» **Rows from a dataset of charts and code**
#####
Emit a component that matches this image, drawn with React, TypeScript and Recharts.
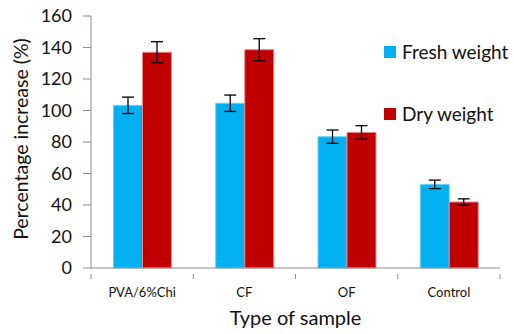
import React from 'react'
import { BarChart, Bar, XAxis, YAxis, ErrorBar, Label } from 'recharts'

const samples = ['PVA/6%Chi', 'CF', 'OF', 'Control']
const freshWeight = [103.3, 104.6, 83.4, 53.1]
const freshErr = [5.2, 5.2, 4.2, 2.7]
const dryWeight = [137, 138.6, 86.1, 41.9]
const dryErr = [6.7, 7, 4.3, 2]
const yTicks = [0, 20, 40, 60, 80, 100, 120, 140, 160]

const data = samples.map((name, i) => ({
  name,
  fresh: freshWeight[i],
  freshErr: freshErr[i],
  dry: dryWeight[i],
  dryErr: dryErr[i],
}))

const font = 'Lato, "Open Sans", sans-serif'
const axisGray = '#8c8c8c'

const legendItems = [
  { label: 'Fresh weight', color: '#00B0F0' },
  { label: 'Dry weight', color: '#C00000' },
]

// category tick: label at centre, tick marks at band boundaries
const CatTick = (props: any) => {
  const { x, y, payload, index, visibleTicksCount } = props
  const half = payload.offset || 0
  const top = y - 14
  return (
    <g>
      <line x1={x - half} y1={top} x2={x - half} y2={top + 5} stroke={axisGray} />
      {index === visibleTicksCount - 1 && (
        <line x1={x + half} y1={top} x2={x + half} y2={top + 5} stroke={axisGray} />
      )}
      <text x={x} y={y} dy="0.71em" textAnchor="middle" style={{ fontFamily: font, fontSize: 13, fill: '#111' }}>
        {payload.value}
      </text>
    </g>
  )
}

const YLabel = (props: any) => {
  const vb = props.viewBox || {}
  const cx = 20
  const cy = vb.y + vb.height / 2 - 3
  return (
    <text x={cx} y={cy} transform={`rotate(-90, ${cx}, ${cy})`} textAnchor="middle" dominantBaseline="central"
      style={{ fontFamily: font, fontSize: 19.5, fill: '#111' }}>
      Percentage increase (%)
    </text>
  )
}

export default function App() {
  return (
    <div style={{ position: 'absolute', left: 0, top: 0, width: 514, height: 334, background: '#fff' }}>
      <BarChart width={514} height={334} data={data} margin={{ top: 16, right: 14, bottom: 0, left: 0 }}
        barCategoryGap="22%" barGap={0}>
        <XAxis dataKey="name" height={66} axisLine={{ stroke: axisGray }} tickLine={false} tickMargin={14}
          tick={<CatTick />} interval={0}>
          <Label value="Type of sample" position="insideBottom" offset={9}
            style={{ fontFamily: font, fontSize: 20, fill: '#111' }} />
        </XAxis>
        <YAxis width={91} domain={[0, 160]} ticks={yTicks} interval={0} tickSize={8} tickMargin={11}
          axisLine={{ stroke: axisGray }} tickLine={{ stroke: axisGray }}
          tick={{ fontFamily: font, fontSize: 18, fill: '#111' }}>
          <Label content={<YLabel />} />
        </YAxis>
        <Bar dataKey="fresh" fill="#00B0F0" stroke="#6FD0F5" strokeWidth={1} isAnimationActive={false}>
          <ErrorBar dataKey="freshErr" width={6} stroke="#000" strokeWidth={1.3} />
        </Bar>
        <Bar dataKey="dry" fill="#C00000" stroke="#E58A8A" strokeWidth={1} isAnimationActive={false}>
          <ErrorBar dataKey="dryErr" width={6} stroke="#000" strokeWidth={1.3} />
        </Bar>
      </BarChart>
      <div style={{ position: 'absolute', left: 384, top: 40, fontFamily: font, fontSize: 19, color: '#111' }}>
        {legendItems.map((it, i) => (
          <div key={it.label} style={{ display: 'flex', alignItems: 'center', marginBottom: i === 0 ? 39 : 0 }}>
            <span style={{ width: 12, height: 12, background: it.color, display: 'inline-block', marginRight: 6 }} />
            <span>{it.label}</span>
          </div>
        ))}
      </div>
    </div>
  )
}
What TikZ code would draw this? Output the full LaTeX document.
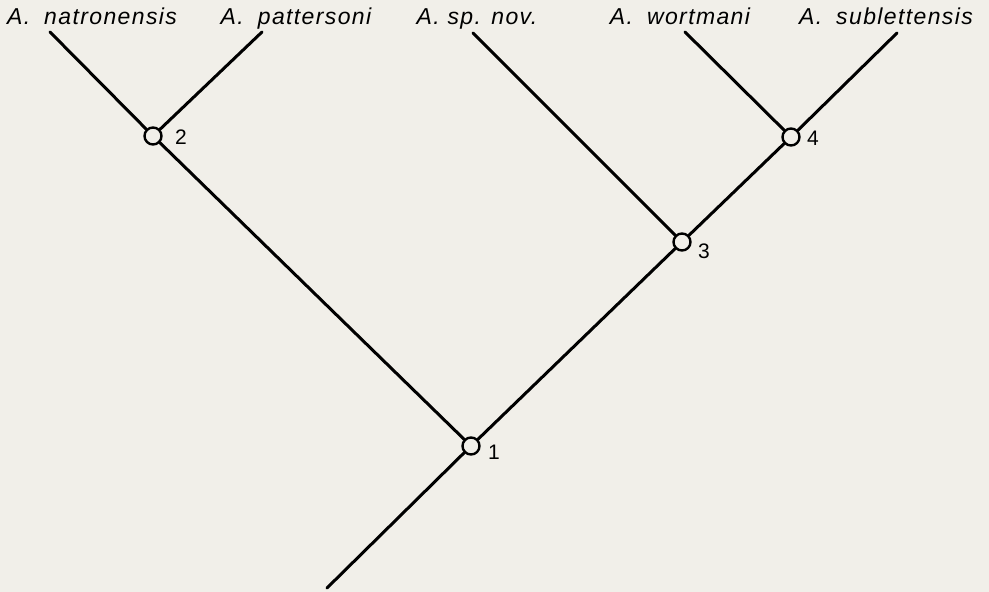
#####
» **Work to do**
Read the entries above, then pull out the lines that include "React".

» **Solution for this exercise**
Emit a component that matches this image, drawn with React, TypeScript and Recharts.
import React from 'react'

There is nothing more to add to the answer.